“Well, when you’re tired, you take a napa”
Our destination for today was the famous winemaking region of Napa valley. Those of you who watched Sex and the City back in the day also know that Napa is where Mr. Big moved to. An exasperated Carrie, trying to understand how her big-shot on-and-off lover could have gotten tired of living in New York City, exclaimed, “Well, when you’re tired, you take a napa, you don’t move to Napa!”
Not knowing a thing about Napa and its wineries, I quickly googled “best wineries in Napa” yesterday and stumbled upon a list of 5 on Yelp. I combined that with a recommendation from my friend Monika, mapped it all out last night and printed it in the hotel lobby this morning, feeling very prepared to tackle the valley. Well, lo’ and behold, the first winery we went to, Jarvis, was appointment only. Ooops. We figured this might be the case with the rest of the wineries on our list, so we googled “Napa tourist info” instead and headed there in search for information. This took us to downtown Napa, where a very helpful lady armed us with maps and recommendations. Two wineries out, several others in and a coffee shop stop mapped out, we were ready to head back out.
Our first stop was Oakville Grocery, right on the main drag in-between Napa and the next little town over, St. Helena. We grabbed some coffee there and enjoyed the patio while reviewing all the maps we had just gotten and discussing our plan of attack.
Just up the road was V. Sattui, one of the oldest wineries in the region and a winner of “best winery of the year” 7 times in the past decade. It was a bit crowded, even on a Friday, but it had a huge tasting room and its own deli to boot. In addition, the grounds were beautiful, and many people were picnicking. Mom was still not sure about this wine-tasting business – she was appalled that you only get a few sips of a few different varieties of wine, and kind of didn’t see the point of the whole thing. But once we experienced the tasting at V. Sattui, she was on board. We got to pick 6 wines out of a giant list of perhaps 20 or so, and she was very much delighted with 2 of the reds we tried. What didn’t seem like a lot of wine when I explained it, now seemed like a lot when you get to basically chug it in 10 min or less, so she was actually happy that we only got a few sips of each. 🙂
Our next stop was Silverado winery, where we simply admired the gorgeous views of the valley below and marveled at a tableful of empty wine glasses – there must have been about 3 dozen of them. It was either a big group, or a fabulous time, or both.

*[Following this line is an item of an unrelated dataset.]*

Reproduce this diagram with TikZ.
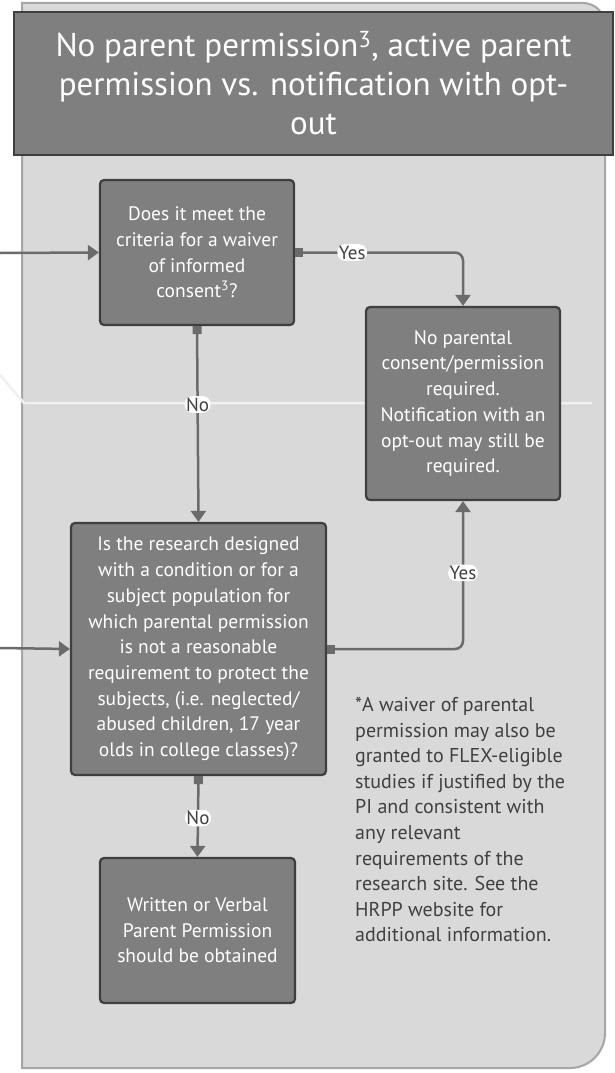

Next up was Clos du Val, where we also skipped the wine in favor for the marvelous grounds. This one had a few cabanas right by the vineyards, and they were all either already taken or reserved for later. A fountain and a few colorful red chairs provided some great photo ops, so we snapped some pictures and on to the next one we went.
The other 3 wineries we visited were all in the Los Carneros region of the valley, just south of downtown Napa. We had our second tasting at Etude, which was a fairly new winery – about 30 years old. The inside was quite modern and it somehow took away from the wine experience. These guys just didn’t have the same credibility as V. Sattui; at their winery, we stared at pictures of Sattuis making wine deliveries on horse-drawn carriages in like 1903. Add to the fact that their wine wasn’t actually that great, and the patio was for wine members or people with appointments only, and we were eager to go on.
Artesa winery was recommended by the lady at the visitor center and she said it was voted the most beautiful one in the valley. When we got there, we saw why. The entrance was simply grandiose, with two water features leading up to the winery itself, which seemed like it was carved into the hill. The inside of Artesa was super modern and spacious – it almost reminded me of a modern version of the Getty Villa, with its Greek-like white columns framing a square pond in the courtyard in the middle of the building.
Our final stop was Domaine Carneros, which was another breath-taking winery. Situated just across from Artesa, we realized we’d seen it already from Artesa. This one had another marvelous patio overlooking the vineyard and the valley below. We perused the gift shop and we stumbled upon a book of the most notable wineries in Napa. We leafed through it to see if we’d picked well today, and were delighted to find two of the wineries we’d visited in that book. But there was also another winery that may have well been in a wine-making region in France – it was a CASTLE!!!! There was a castle in Napa and we hadn’t visited it???? Such an oversight would not happen on our watch, and so Castello Di Amoroso is going to be our first stop tomorrow. I mean, we have to, right?
I am so happy that our day in Napa turned out so great – the dicey start had me worried for a while! But now, with a belly full of Napa wine, I am tired. And it’s time to take a napa.